More than 1,280 institutions gone in five years

As the government plans for the year ahead, the National Association of Federal Credit Unions’ President and CEO Dan Berger wrote a letter to House and Senate leaders on NAFCU's top legislative priorities of 2016.

The letter details the pain points for credit unions that will be a top priority, along with the harsh reality of how regulation is negatively impacting credit unions.

“During the consideration of financial reform, NAFCU was concerned about the possibility of the overregulation of credit unions,” Berger wrote. “Unfortunately, many of our concerns about the increased regulatory burdens that credit unions would face have proven true.”

According to NAFCU, the number of credit unions continues to decline, dropping by more than 17% – that’s more than 1,280 institutions – since the second quarter of 2010.

And, they are most certainly not alone as new banks aren't exactly popping up to fill the void, either.

“We appreciate the ongoing focus on finding ways to cut back on regulatory burden for small lenders that did not contribute to the financial crisis and urge that this remain a priority for the remainder of the 114th Congress,” he said.

The three big housing related concerns that Berger stated are regulatory relief, housing finance reform ad Dodd-Frank guidance.

Here’s part of what the letter said needs to happen for credit unions in housing.

Push for regulatory relief:

In 2015, NAFCU put out a new five-point plan for credit union regulatory relief and a new “Top Ten” list of regulations and laws to be changed to provide regulatory relief.

NAFCU will continue its push for credit union regulatory relief in 2016 in Congress and at the regulatory agencies, including the National Credit Union Administration (NCUA) and the Consumer Financial Protection Bureau.

Pursue clear Dodd-Frank Act guidance:  

NAFCU worked throughout the past year seeking clear, transparent guidance from regulators, including NCUA and CFPB, so credit unions have the information they need to ensure their operations are safe, sound and reflective of the spirit and letter of the law governing them. The association has been working toward this end in particular since enactment of the Dodd-Frank Act. Of special concern are those areas of the law – such as its call for a focus on unfair and deceptive acts and practices – that provide few or no specific directives for implementation and for which regulators have yet to provide specific guidance.
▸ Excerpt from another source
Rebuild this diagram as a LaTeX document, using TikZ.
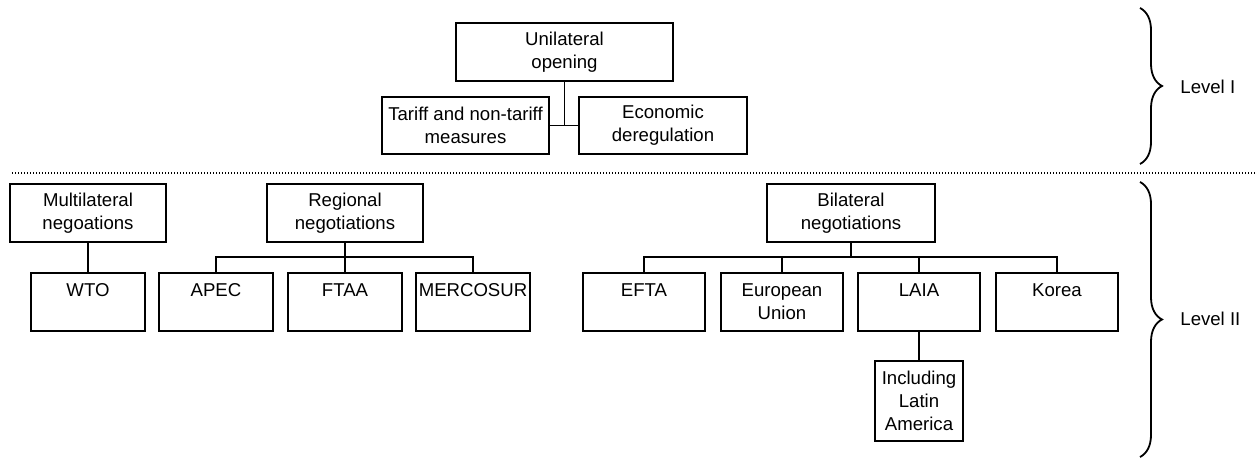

Ensure secondary mortgage market access for credit unions:

Preserving a government guarantee, maintaining unfettered access to the secondary market and ensuring fair pricing for credit unions based on loan quality rather than volume will remain a top legislative issue for NAFCU for 2016 as lawmakers continue deliberations on housing finance reform. On the regulatory front, NAFCU will continue to work to ensure that credit unions’ access to the secondary market is not hampered by regulatory actions, including those affecting the cost of working with Fannie Mae and Freddie Mac and GSE loan limits. It will also continue to push for equal access for credit unions to membership in the Federal Home Loan Banks.